* _YOUR OBJECTIVE_
Give the data below again exactly as it stands. Omit the pictures.

* _SOURCE EXCERPT_
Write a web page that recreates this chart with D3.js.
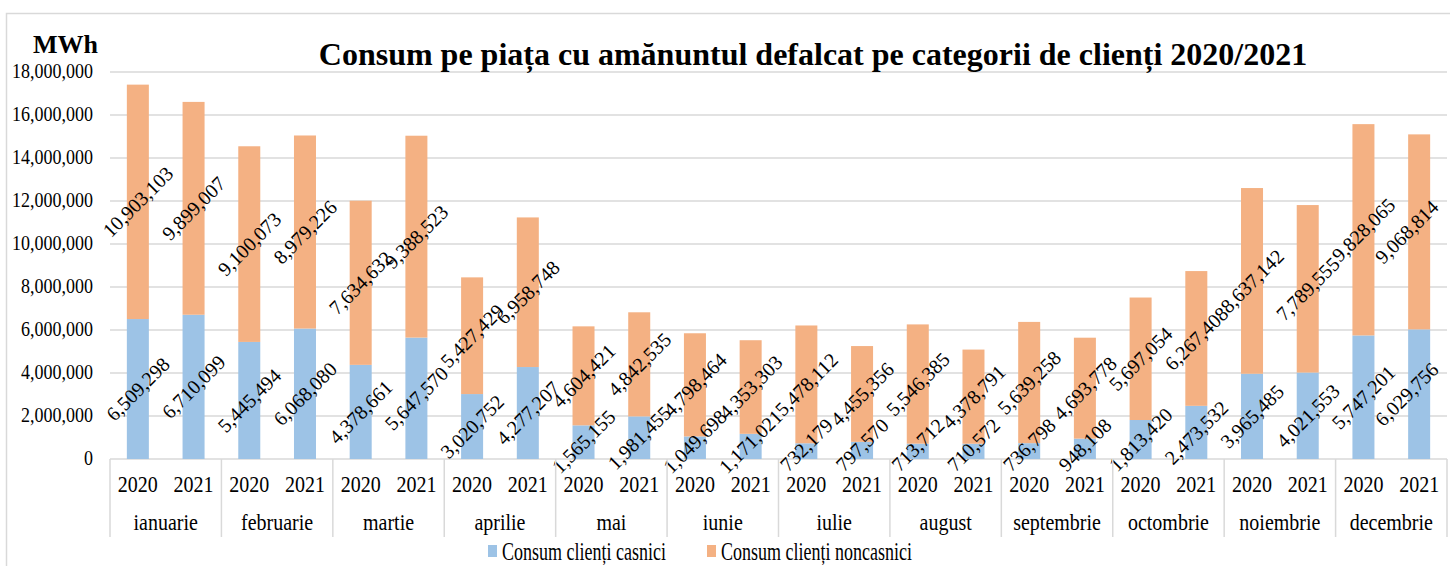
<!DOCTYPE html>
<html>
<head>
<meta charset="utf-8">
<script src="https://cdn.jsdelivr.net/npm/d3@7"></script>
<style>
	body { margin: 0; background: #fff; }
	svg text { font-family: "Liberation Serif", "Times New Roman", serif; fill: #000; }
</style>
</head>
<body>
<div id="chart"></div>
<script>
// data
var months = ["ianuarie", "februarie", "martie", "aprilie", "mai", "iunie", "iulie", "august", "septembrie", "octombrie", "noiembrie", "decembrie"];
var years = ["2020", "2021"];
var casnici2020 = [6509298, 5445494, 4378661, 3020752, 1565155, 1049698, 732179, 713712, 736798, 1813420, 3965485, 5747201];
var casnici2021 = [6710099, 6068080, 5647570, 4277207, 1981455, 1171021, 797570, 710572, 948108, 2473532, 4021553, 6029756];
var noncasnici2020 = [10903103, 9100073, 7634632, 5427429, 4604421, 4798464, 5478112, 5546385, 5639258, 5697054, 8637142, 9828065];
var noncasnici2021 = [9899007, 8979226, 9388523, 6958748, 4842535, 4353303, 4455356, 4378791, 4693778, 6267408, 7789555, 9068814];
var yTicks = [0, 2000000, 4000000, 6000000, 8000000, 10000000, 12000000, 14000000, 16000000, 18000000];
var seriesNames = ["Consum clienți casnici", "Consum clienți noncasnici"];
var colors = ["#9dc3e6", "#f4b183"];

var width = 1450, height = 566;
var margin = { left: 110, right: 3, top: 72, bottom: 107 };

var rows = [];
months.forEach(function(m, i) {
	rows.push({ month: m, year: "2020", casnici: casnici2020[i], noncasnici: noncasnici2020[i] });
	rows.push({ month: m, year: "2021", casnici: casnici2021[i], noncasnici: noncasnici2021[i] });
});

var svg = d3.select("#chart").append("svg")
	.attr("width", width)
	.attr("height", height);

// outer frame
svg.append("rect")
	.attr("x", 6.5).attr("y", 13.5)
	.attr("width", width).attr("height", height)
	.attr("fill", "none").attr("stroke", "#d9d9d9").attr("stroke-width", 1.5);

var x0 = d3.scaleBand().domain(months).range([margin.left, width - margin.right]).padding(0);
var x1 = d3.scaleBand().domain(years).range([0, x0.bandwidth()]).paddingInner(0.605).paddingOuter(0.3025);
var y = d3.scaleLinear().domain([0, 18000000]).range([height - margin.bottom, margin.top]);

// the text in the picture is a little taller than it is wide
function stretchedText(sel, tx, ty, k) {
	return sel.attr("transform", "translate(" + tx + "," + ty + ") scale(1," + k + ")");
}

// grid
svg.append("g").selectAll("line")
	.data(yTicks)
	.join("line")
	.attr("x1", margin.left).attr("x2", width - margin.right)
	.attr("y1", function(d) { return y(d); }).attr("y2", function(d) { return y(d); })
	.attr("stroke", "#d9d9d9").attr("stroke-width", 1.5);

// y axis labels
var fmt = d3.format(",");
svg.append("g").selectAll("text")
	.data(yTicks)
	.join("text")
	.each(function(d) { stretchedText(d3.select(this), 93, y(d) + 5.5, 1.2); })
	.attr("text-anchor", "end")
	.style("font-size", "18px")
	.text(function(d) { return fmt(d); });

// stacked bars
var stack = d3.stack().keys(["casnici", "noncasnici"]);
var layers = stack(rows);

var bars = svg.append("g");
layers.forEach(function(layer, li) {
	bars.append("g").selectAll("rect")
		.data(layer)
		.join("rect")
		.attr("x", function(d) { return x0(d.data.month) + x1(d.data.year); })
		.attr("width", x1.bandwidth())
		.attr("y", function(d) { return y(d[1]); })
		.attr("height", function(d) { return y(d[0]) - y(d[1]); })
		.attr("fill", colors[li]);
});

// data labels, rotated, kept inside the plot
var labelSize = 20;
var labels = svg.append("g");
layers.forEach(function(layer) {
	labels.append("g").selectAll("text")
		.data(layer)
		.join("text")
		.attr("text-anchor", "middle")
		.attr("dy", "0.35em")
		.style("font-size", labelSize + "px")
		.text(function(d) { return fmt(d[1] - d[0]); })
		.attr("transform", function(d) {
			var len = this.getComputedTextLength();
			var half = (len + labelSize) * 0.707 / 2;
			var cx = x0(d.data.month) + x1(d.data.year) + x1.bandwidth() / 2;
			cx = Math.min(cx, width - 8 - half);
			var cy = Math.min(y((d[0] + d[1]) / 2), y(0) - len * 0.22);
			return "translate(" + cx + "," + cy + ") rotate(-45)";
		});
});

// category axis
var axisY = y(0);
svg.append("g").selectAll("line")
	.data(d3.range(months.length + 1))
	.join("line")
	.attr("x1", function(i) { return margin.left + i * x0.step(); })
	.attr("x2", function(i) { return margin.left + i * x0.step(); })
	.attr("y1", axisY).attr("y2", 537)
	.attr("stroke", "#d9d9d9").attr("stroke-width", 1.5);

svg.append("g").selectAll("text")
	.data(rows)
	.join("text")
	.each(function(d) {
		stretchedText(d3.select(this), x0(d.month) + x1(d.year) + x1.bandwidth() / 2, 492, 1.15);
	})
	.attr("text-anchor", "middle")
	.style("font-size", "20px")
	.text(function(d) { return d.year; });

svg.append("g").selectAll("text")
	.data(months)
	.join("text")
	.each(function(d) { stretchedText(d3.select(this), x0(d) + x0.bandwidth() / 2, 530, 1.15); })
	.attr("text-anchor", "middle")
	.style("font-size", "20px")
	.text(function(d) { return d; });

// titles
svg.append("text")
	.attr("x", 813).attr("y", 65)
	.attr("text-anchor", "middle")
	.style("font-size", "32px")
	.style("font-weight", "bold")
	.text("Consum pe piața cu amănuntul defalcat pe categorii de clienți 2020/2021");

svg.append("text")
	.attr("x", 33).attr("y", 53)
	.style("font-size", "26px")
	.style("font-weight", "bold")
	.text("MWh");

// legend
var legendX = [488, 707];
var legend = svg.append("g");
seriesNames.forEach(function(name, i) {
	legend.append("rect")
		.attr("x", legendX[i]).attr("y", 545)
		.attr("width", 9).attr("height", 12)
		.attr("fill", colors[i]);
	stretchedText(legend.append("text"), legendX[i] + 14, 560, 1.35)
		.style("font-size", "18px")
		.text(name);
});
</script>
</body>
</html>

* _REPLY_
Write a web page that recreates this chart with D3.js.
<!DOCTYPE html>
<html>
<head>
<meta charset="utf-8">
<script src="https://cdn.jsdelivr.net/npm/d3@7"></script>
<style>
	body { margin: 0; background: #fff; }
	svg text { font-family: "Liberation Serif", "Times New Roman", serif; fill: #000; }
</style>
</head>
<body>
<div id="chart"></div>
<script>
// data
var months = ["ianuarie", "februarie", "martie", "aprilie", "mai", "iunie", "iulie", "august", "septembrie", "octombrie", "noiembrie", "decembrie"];
var years = ["2020", "2021"];
var casnici2020 = [6509298, 5445494, 4378661, 3020752, 1565155, 1049698, 732179, 713712, 736798, 1813420, 3965485, 5747201];
var casnici2021 = [6710099, 6068080, 5647570, 4277207, 1981455, 1171021, 797570, 710572, 948108, 2473532, 4021553, 6029756];
var noncasnici2020 = [10903103, 9100073, 7634632, 5427429, 4604421, 4798464, 5478112, 5546385, 5639258, 5697054, 8637142, 9828065];
var noncasnici2021 = [9899007, 8979226, 9388523, 6958748, 4842535, 4353303, 4455356, 4378791, 4693778, 6267408, 7789555, 9068814];
var yTicks = [0, 2000000, 4000000, 6000000, 8000000, 10000000, 12000000, 14000000, 16000000, 18000000];
var seriesNames = ["Consum clienți casnici", "Consum clienți noncasnici"];
var colors = ["#9dc3e6", "#f4b183"];

var width = 1450, height = 566;
var margin = { left: 110, right: 3, top: 72, bottom: 107 };

var rows = [];
months.forEach(function(m, i) {
	rows.push({ month: m, year: "2020", casnici: casnici2020[i], noncasnici: noncasnici2020[i] });
	rows.push({ month: m, year: "2021", casnici: casnici2021[i], noncasnici: noncasnici2021[i] });
});

var svg = d3.select("#chart").append("svg")
	.attr("width", width)
	.attr("height", height);

// outer frame
svg.append("rect")
	.attr("x", 6.5).attr("y", 13.5)
	.attr("width", width).attr("height", height)
	.attr("fill", "none").attr("stroke", "#d9d9d9").attr("stroke-width", 1.5);

var x0 = d3.scaleBand().domain(months).range([margin.left, width - margin.right]).padding(0);
var x1 = d3.scaleBand().domain(years).range([0, x0.bandwidth()]).paddingInner(0.605).paddingOuter(0.3025);
var y = d3.scaleLinear().domain([0, 18000000]).range([height - margin.bottom, margin.top]);

// the text in the picture is a little taller than it is wide
function stretchedText(sel, tx, ty, k) {
	return sel.attr("transform", "translate(" + tx + "," + ty + ") scale(1," + k + ")");
}

// grid
svg.append("g").selectAll("line")
	.data(yTicks)
	.join("line")
	.attr("x1", margin.left).attr("x2", width - margin.right)
	.attr("y1", function(d) { return y(d); }).attr("y2", function(d) { return y(d); })
	.attr("stroke", "#d9d9d9").attr("stroke-width", 1.5);

// y axis labels
var fmt = d3.format(",");
svg.append("g").selectAll("text")
	.data(yTicks)
	.join("text")
	.each(function(d) { stretchedText(d3.select(this), 93, y(d) + 5.5, 1.2); })
	.attr("text-anchor", "end")
	.style("font-size", "18px")
	.text(function(d) { return fmt(d); });

// stacked bars
var stack = d3.stack().keys(["casnici", "noncasnici"]);
var layers = stack(rows);

var bars = svg.append("g");
layers.forEach(function(layer, li) {
	bars.append("g").selectAll("rect")
		.data(layer)
		.join("rect")
		.attr("x", function(d) { return x0(d.data.month) + x1(d.data.year); })
		.attr("width", x1.bandwidth())
		.attr("y", function(d) { return y(d[1]); })
		.attr("height", function(d) { return y(d[0]) - y(d[1]); })
		.attr("fill", colors[li]);
});

// data labels, rotated, kept inside the plot
var labelSize = 20;
var labels = svg.append("g");
layers.forEach(function(layer) {
	labels.append("g").selectAll("text")
		.data(layer)
		.join("text")
		.attr("text-anchor", "middle")
		.attr("dy", "0.35em")
		.style("font-size", labelSize + "px")
		.text(function(d) { return fmt(d[1] - d[0]); })
		.attr("transform", function(d) {
			var len = this.getComputedTextLength();
			var half = (len + labelSize) * 0.707 / 2;
			var cx = x0(d.data.month) + x1(d.data.year) + x1.bandwidth() / 2;
			cx = Math.min(cx, width - 8 - half);
			var cy = Math.min(y((d[0] + d[1]) / 2), y(0) - len * 0.22);
			return "translate(" + cx + "," + cy + ") rotate(-45)";
		});
});

// category axis
var axisY = y(0);
svg.append("g").selectAll("line")
	.data(d3.range(months.length + 1))
	.join("line")
	.attr("x1", function(i) { return margin.left + i * x0.step(); })
	.attr("x2", function(i) { return margin.left + i * x0.step(); })
	.attr("y1", axisY).attr("y2", 537)
	.attr("stroke", "#d9d9d9").attr("stroke-width", 1.5);

svg.append("g").selectAll("text")
	.data(rows)
	.join("text")
	.each(function(d) {
		stretchedText(d3.select(this), x0(d.month) + x1(d.year) + x1.bandwidth() / 2, 492, 1.15);
	})
	.attr("text-anchor", "middle")
	.style("font-size", "20px")
	.text(function(d) { return d.year; });

svg.append("g").selectAll("text")
	.data(months)
	.join("text")
	.each(function(d) { stretchedText(d3.select(this), x0(d) + x0.bandwidth() / 2, 530, 1.15); })
	.attr("text-anchor", "middle")
	.style("font-size", "20px")
	.text(function(d) { return d; });

// titles
svg.append("text")
	.attr("x", 813).attr("y", 65)
	.attr("text-anchor", "middle")
	.style("font-size", "32px")
	.style("font-weight", "bold")
	.text("Consum pe piața cu amănuntul defalcat pe categorii de clienți 2020/2021");

svg.append("text")
	.attr("x", 33).attr("y", 53)
	.style("font-size", "26px")
	.style("font-weight", "bold")
	.text("MWh");

// legend
var legendX = [488, 707];
var legend = svg.append("g");
seriesNames.forEach(function(name, i) {
	legend.append("rect")
		.attr("x", legendX[i]).attr("y", 545)
		.attr("width", 9).attr("height", 12)
		.attr("fill", colors[i]);
	stretchedText(legend.append("text"), legendX[i] + 14, 560, 1.35)
		.style("font-size", "18px")
		.text(name);
});
</script>
</body>
</html>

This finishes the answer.